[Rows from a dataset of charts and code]
^^^^^^^^

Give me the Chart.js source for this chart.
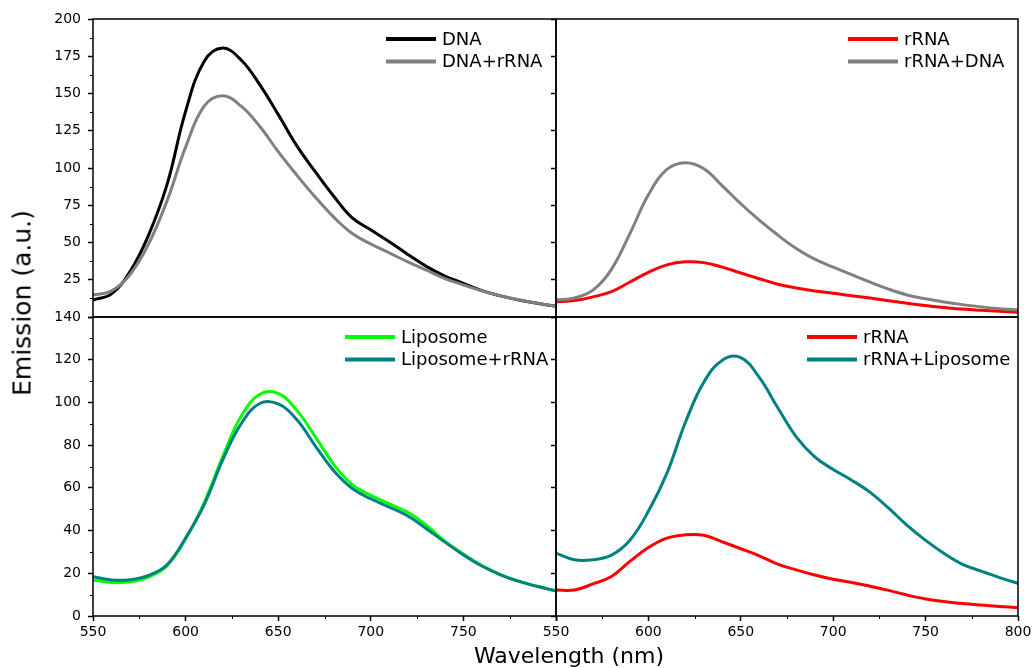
<!DOCTYPE html>
<html>
<head>
<meta charset="utf-8">
<script src="https://cdn.jsdelivr.net/npm/chart.js@4.4.1/dist/chart.umd.min.js"></script>
<style>
  html, body { margin: 0; padding: 0; background: #fff; }
  #stage { position: relative; width: 1032px; height: 668px; overflow: hidden; }
  #stage canvas { position: absolute; left: 0; top: 0; }
  .axis-title { position: absolute; font-family: 'DejaVu Sans', sans-serif; color: #000; white-space: nowrap; line-height: 1; }
  #ytitle { left: 22px; top: 303px; font-size: 25px; transform: translate(-50%, -50%) rotate(-90deg); }
  #xtitle { left: 569px; top: 645px; font-size: 22px; transform: translateX(-50%); }
</style>
</head>
<body>
<div id="stage">
  <div id="ytitle" class="axis-title">Emission (a.u.)</div>
  <div id="xtitle" class="axis-title">Wavelength (nm)</div>
</div>
<script>
// Four emission spectra panels (2x2) at 10 nm steps.
const wavelength = [550, 560, 570, 580, 590, 600, 610, 620, 630, 640, 650, 660, 670,
  680, 690, 700, 710, 720, 730, 740, 750, 760, 770, 780, 790, 800];

// top left
const dna = [11.4, 15.5, 30.5, 55, 89, 138, 171.5, 180.5, 172.5, 156, 136, 115, 97.5,
  81, 66.5, 58.5, 50.5, 42, 34, 27.5, 22.6, 17.7, 14.2, 11.4, 9.2, 7.2];
const dnaRrna = [14.8, 17.5, 28.5, 49, 78, 114, 141.5, 148.5, 141.5, 128, 111, 95.3, 80.5,
  67, 56, 49, 43, 37, 31.4, 25.8, 21.5, 17.5, 14.3, 11.6, 9.3, 7.2];

// top right
const rrnaTop = [10.3, 11, 13.5, 17, 23.5, 30, 35, 37, 36.5, 33.5, 29.5, 25.7, 22,
  19.5, 17.5, 16, 14.3, 12.8, 10.9, 9.2, 7.7, 6.3, 5.3, 4.5, 3.8, 3.2];
const rrnaDna = [11.4, 12.8, 18, 32, 56, 82, 99, 103.5, 99.5, 88, 76, 65, 55,
  46, 38.8, 33.5, 28.4, 23.4, 18.7, 14.8, 12.2, 10, 8.3, 6.8, 5.6, 4.7];

// bottom left
const liposome = [16.9, 15.7, 16, 18.2, 23.5, 36, 53, 74.5, 93.5, 103.8, 104.2, 96.4, 84,
  71, 61.5, 56.5, 52.5, 48.5, 42.5, 35, 29, 23.6, 19.4, 16.3, 13.9, 11.8];
const liposomeRrna = [18.4, 16.9, 17, 19, 24, 36.5, 52, 73, 90, 99.5, 99.3, 92, 79.7,
  68, 59.7, 54.9, 51, 46.8, 40.9, 34.6, 28.6, 23.4, 19.3, 16.2, 13.8, 11.7];

// bottom right
const rrnaBottom = [12.2, 12.2, 15, 18.5, 25.6, 32.1, 36.5, 38, 37.8, 34.7, 31.5, 28.2, 24.3,
  21.6, 19.2, 17.2, 15.7, 13.9, 12, 9.8, 8, 6.8, 5.8, 5.1, 4.5, 3.9];
const rrnaLiposome = [29.4, 26.3, 26.3, 28.5, 35.5, 49, 66.8, 90.6, 109.5, 119.8, 121, 111.7, 97.5,
  83.9, 74.5, 68.6, 63.6, 57.9, 50.5, 42.4, 35.4, 29.3, 24.2, 21, 18, 15.3];

const W = 1032;
const H = 668;
const FONT = "'DejaVu Sans', sans-serif";
Chart.defaults.font.family = FONT;

const panels = [
  {
    box: { left: 93, top: 19, right: 556, bottom: 317 },
    yMax: 200, yStep: 25, hideY: 0, hideX: null, legendOffset: 170,
    series: [['DNA', dna, '#000000'], ['DNA+rRNA', dnaRrna, '#808080']]
  },
  {
    box: { left: 556, top: 19, right: 1018, bottom: 317 },
    yMax: 200, yStep: 25, hideY: null, hideX: null, legendOffset: 170,
    series: [['rRNA', rrnaTop, '#ff0000'], ['rRNA+DNA', rrnaDna, '#808080']]
  },
  {
    box: { left: 93, top: 317, right: 556, bottom: 616 },
    yMax: 140, yStep: 20, hideY: null, hideX: 800, legendOffset: 211,
    series: [['Liposome', liposome, '#00ff00'], ['Liposome+rRNA', liposomeRrna, '#008080']]
  },
  {
    box: { left: 556, top: 317, right: 1018, bottom: 616 },
    yMax: 140, yStep: 20, hideY: null, hideX: null, legendOffset: 211,
    series: [['rRNA', rrnaBottom, '#ff0000'], ['rRNA+Liposome', rrnaLiposome, '#008080']]
  }
];

// black frame round the plot area of each panel
const framePlugin = {
  id: 'panelFrame',
  afterDraw(chart) {
    const { ctx, chartArea: a } = chart;
    ctx.save();
    ctx.strokeStyle = '#000';
    ctx.lineWidth = 1.5;
    ctx.strokeRect(a.left, a.top, a.right - a.left, a.bottom - a.top);
    ctx.restore();
  }
};

// short minor ticks halfway between the labelled ones
function minorTickPlugin(p, isLeft, isBottom) {
  return {
    id: 'minorTicks',
    afterDraw(chart) {
      const { ctx, chartArea: a, scales } = chart;
      ctx.save();
      ctx.strokeStyle = '#000';
      ctx.lineWidth = 1;
      ctx.beginPath();
      if (isBottom) {
        for (let v = 575; v < 800; v += 50) {
          const px = Math.round(scales.x.getPixelForValue(v)) + 0.5;
          ctx.moveTo(px, a.bottom);
          ctx.lineTo(px, a.bottom + 3);
        }
      }
      if (isLeft) {
        for (let v = p.yStep / 2; v < p.yMax; v += p.yStep) {
          const py = Math.round(scales.y.getPixelForValue(v)) + 0.5;
          ctx.moveTo(a.left, py);
          ctx.lineTo(a.left - 3, py);
        }
      }
      ctx.stroke();
      ctx.restore();
    }
  };
}

// legend drawn inside the top right corner of the panel
function insetLegendPlugin(p) {
  return {
    id: 'insetLegend',
    afterDraw(chart) {
      const { ctx, chartArea: a } = chart;
      const x0 = a.right - p.legendOffset;
      ctx.save();
      ctx.font = `18px ${FONT}`;
      ctx.textBaseline = 'middle';
      ctx.textAlign = 'left';
      chart.data.datasets.forEach((ds, i) => {
        const y = a.top + 20 + i * 22.5;
        ctx.strokeStyle = ds.borderColor;
        ctx.lineWidth = 4;
        ctx.beginPath();
        ctx.moveTo(x0, y);
        ctx.lineTo(x0 + 50, y);
        ctx.stroke();
        ctx.fillStyle = '#000';
        ctx.fillText(ds.label, x0 + 56, y + 1);
      });
      ctx.restore();
    }
  };
}

const stage = document.getElementById('stage');

panels.forEach((p) => {
  const canvas = document.createElement('canvas');
  canvas.width = W;
  canvas.height = H;
  stage.insertBefore(canvas, stage.firstChild);

  const isLeft = p.box.left < 100;
  const isBottom = p.box.bottom > 600;
  const yW = isLeft ? p.box.left : 10;
  const xH = isBottom ? 30 : 0;
  const n = p.series.length;

  new Chart(canvas.getContext('2d'), {
    type: 'line',
    data: {
      datasets: p.series.map(([label, values, color], i) => ({
        label,
        data: wavelength.map((w, k) => ({ x: w, y: values[k] })),
        borderColor: color,
        backgroundColor: color,
        borderWidth: 3,
        pointRadius: 0,
        tension: 0.4,
        fill: false,
        order: n - 1 - i
      }))
    },
    options: {
      responsive: false,
      animation: false,
      events: [],
      layout: {
        padding: {
          left: p.box.left - yW,
          top: p.box.top,
          right: W - p.box.right,
          bottom: H - p.box.bottom - xH
        }
      },
      plugins: { legend: { display: false }, tooltip: { enabled: false } },
      scales: {
        x: {
          type: 'linear',
          min: 550,
          max: 800,
          afterFit: (s) => { s.height = xH; s.paddingLeft = 0; s.paddingRight = 0; },
          border: { display: false },
          grid: { drawOnChartArea: false, drawTicks: isBottom, tickLength: 5, tickColor: '#000', tickWidth: 1.5 },
          ticks: {
            display: isBottom,
            stepSize: 50,
            autoSkip: false,
            maxRotation: 0,
            padding: 3,
            color: '#000',
            font: { size: 14 },
            callback: (v) => (v === p.hideX ? '' : String(v))
          }
        },
        y: {
          type: 'linear',
          min: 0,
          max: p.yMax,
          afterFit: (s) => { s.width = yW; s.paddingTop = 0; s.paddingBottom = 0; },
          border: { display: false },
          grid: { drawOnChartArea: false, drawTicks: true, tickLength: 5, tickColor: '#000', tickWidth: 1.5 },
          ticks: {
            display: isLeft,
            stepSize: p.yStep,
            autoSkip: false,
            padding: 7,
            color: '#000',
            font: { size: 14 },
            callback: (v) => (v === p.hideY ? '' : String(v))
          }
        }
      }
    },
    plugins: [framePlugin, minorTickPlugin(p, isLeft, isBottom), insetLegendPlugin(p)]
  });
});
</script>
</body>
</html>
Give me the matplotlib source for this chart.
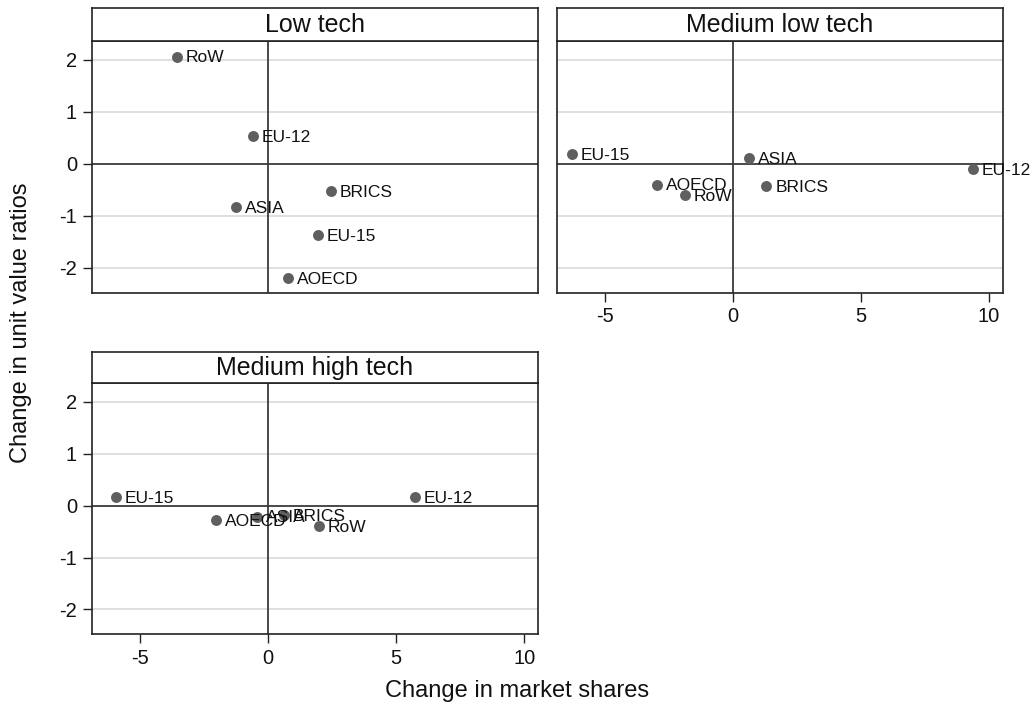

^^^^^^^^

Only the lines from the start of the material through the line containing "780, 790, 800];" should be transcribed. Pictures stay out.

Give me the Chart.js source for this chart.
<!DOCTYPE html>
<html>
<head>
<meta charset="utf-8">
<script src="https://cdn.jsdelivr.net/npm/chart.js@4.4.1/dist/chart.umd.min.js"></script>
<style>
  html, body { margin: 0; padding: 0; background: #fff; }
  #stage { position: relative; width: 1032px; height: 668px; overflow: hidden; }
  #stage canvas { position: absolute; left: 0; top: 0; }
  .axis-title { position: absolute; font-family: 'DejaVu Sans', sans-serif; color: #000; white-space: nowrap; line-height: 1; }
  #ytitle { left: 22px; top: 303px; font-size: 25px; transform: translate(-50%, -50%) rotate(-90deg); }
  #xtitle { left: 569px; top: 645px; font-size: 22px; transform: translateX(-50%); }
</style>
</head>
<body>
<div id="stage">
  <div id="ytitle" class="axis-title">Emission (a.u.)</div>
  <div id="xtitle" class="axis-title">Wavelength (nm)</div>
</div>
<script>
// Four emission spectra panels (2x2) at 10 nm steps.
const wavelength = [550, 560, 570, 580, 590, 600, 610, 620, 630, 640, 650, 660, 670,
  680, 690, 700, 710, 720, 730, 740, 750, 760, 770, 780, 790, 800];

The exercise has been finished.